In his essay “What Neuroscience Will Tell Us About Moral Responsibility,” philosopher and cognitive scientist Daniel Dennett compares the function of legal accountability (i.e. punishment) to that of red cards in soccer. “One will seek far and wide for a football player or fan who thinks that the whole practice of issuing yellow cards and red cards and calling fouls should be abandoned, because it is too ‘punitive’; because it deals with human beings who could never really deserve anything,” he writes. “It is quite clear . . . that strict rules don’t just improve a game; they make it possible.” Legal accountability serves a similar function: its presence changes the way anyone with any degree of self-control will act. Hence the question of free will is actually irrelevant. If criminal behavior results from the confluence of nature and nurture, of genetics and environment, than the knowledge that one will be held accountable for a crime is itself effectively part of the “environment.”

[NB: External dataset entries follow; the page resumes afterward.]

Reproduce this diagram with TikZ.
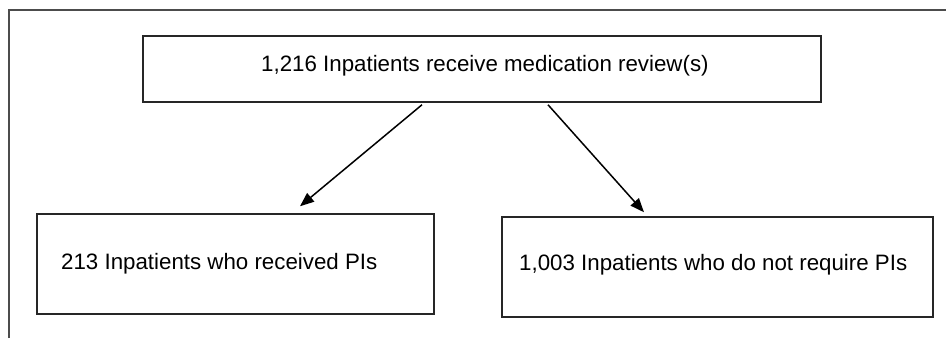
\documentclass[tikz,border=0pt]{standalone}
\usepackage{fontspec}
\setmainfont{Liberation Sans}
\usetikzlibrary{arrows.meta}
\tikzstyle{item} = [rectangle, draw=black!85, line width=1.5pt, inner sep=0pt]
\tikzstyle{label} = [inner sep=0pt, anchor=base west, font=\fontsize{22.3}{26}\selectfont]
\tikzstyle{arrow} = [line width=1.5pt, -{Triangle[length=14pt,width=11pt]}]

\begin{document}
\begin{tikzpicture}[x=1pt,y=-1pt]
\useasboundingbox (0,0) rectangle (946,338);
\draw[black!70, line width=1.3pt] (9,338) -- (9,10) -- (946,10);
\node(review)[item, minimum width=678pt, minimum height=66pt] at (482,69){};
\node(reviewtext)[label] at (261,71){1,216 Inpatients receive medication review(s)};
\node(received)[item, minimum width=397pt, minimum height=100pt] at (235.5,264){};
\node(receivedtext)[label] at (61,269.5){213 Inpatients who received PIs};
\node(norequire)[item, minimum width=431pt, minimum height=100pt] at (717.5,267){};
\node(norequiretext)[label] at (519,270){1,003 Inpatients who do not require PIs};
\coordinate(ls) at ([xshift=-60pt,yshift=-2pt]review.south);
\coordinate(le) at ([xshift=64.5pt,yshift=7pt]received.north);
\draw[arrow] (ls) -- (le);
\coordinate(rs) at ([xshift=66pt,yshift=-2pt]review.south);
\coordinate(re) at ([xshift=-73.5pt,yshift=4pt]norequire.north);
\draw[arrow] (rs) -- (re);
\end{tikzpicture}
\end{document}
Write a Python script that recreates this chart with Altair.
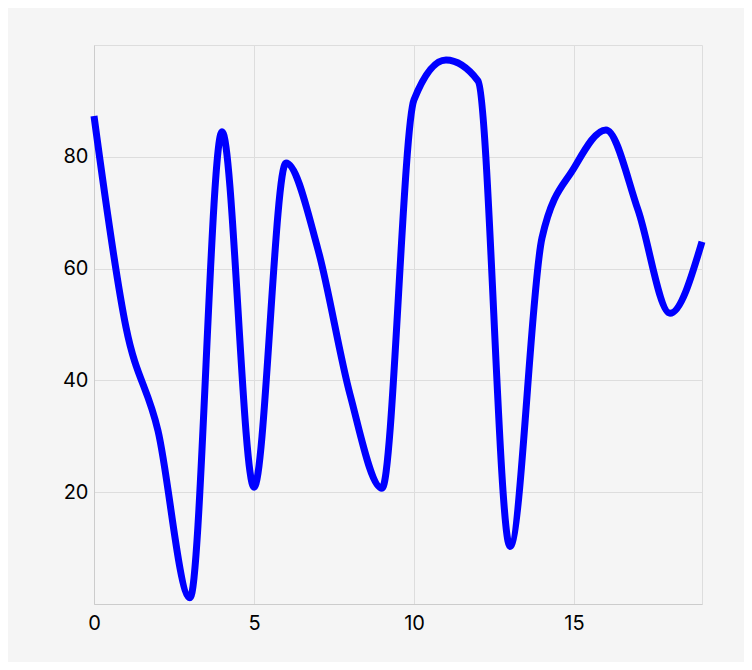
import altair as alt
import pandas as pd

x_vals = list(range(20))
y_vals = [87.3, 49.5, 31.0, 1.1, 84.5, 20.9, 78.9, 63.4, 37.5, 20.7,
          90.2, 97.3, 93.6, 10.3, 65.5, 78.0, 84.8, 70.5, 52.0, 64.8]

df = pd.DataFrame({"x": x_vals, "y": y_vals})

chart = alt.Chart(df).mark_line(
    color="#0000ff", strokeWidth=7, interpolate="monotone"
).encode(
    x=alt.X("x:Q", scale=alt.Scale(domain=[0, 19], nice=False),
            axis=alt.Axis(values=[0, 5, 10, 15], title=None, ticks=False,
                          labelFlush=False, labelPadding=9,
                          domainColor="#cccccc")),
    y=alt.Y("y:Q", scale=alt.Scale(domain=[0, 100], nice=False, zero=False),
            axis=alt.Axis(values=[20, 40, 60, 80], title=None, ticks=False,
                          labelFlush=False, labelPadding=6,
                          domainColor="#cccccc")),
).properties(
    width=608, height=559,
    background="#f5f5f5",
    padding={"left": 86, "top": 37, "right": 42, "bottom": 58},
    autosize=alt.AutoSizeParams(type="none"),
).configure_axis(
    labelFont="Inter", labelFontSize=20, labelColor="#000000",
    gridColor="#dddddd", gridWidth=1,
).configure_view(stroke="#dddddd")

chart.save("out.html", embed_options={"renderer": "svg", "actions": False})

The purpose neuroscience should now serve is not to remove the question of culpability, but to identify with more precision who should be subject to it. Moral responsibility is not mutually incompatible with the determinative chain of causation leading up to a decision that stems from whatever genetic and circumstantial factors neuroscience research is revealing. Most would agree that a sleepwalker should not be held accountable for his crimes. But that does not mean all criminals should be similarly guilt-free, because some types of crime are, in fact, preventable. As crucial as a greater emphasis on treatment may be, “my brain made me do it” cannot be a catch-all excuse.
“The way the system operates is to set up categories that at some level are essentially always going to be arbitrary,” Myles Jacobson, a criminal defense attorney, told me. The justice system draws a strict line between those eligible for mitigated legal accountability (whether under juvenile law or an insanity defense) and everyone else, and such immutable categories poorly reflect a reality neuroscience is proving to be much more complex. This is why the goal of neuroscientific research should be to make those categories less arbitrary—to determine which types of criminal will respond to the threat of punishment. A greater understanding of mental states does not, and will not, eliminate the value of blame, but it may change the way we implement it.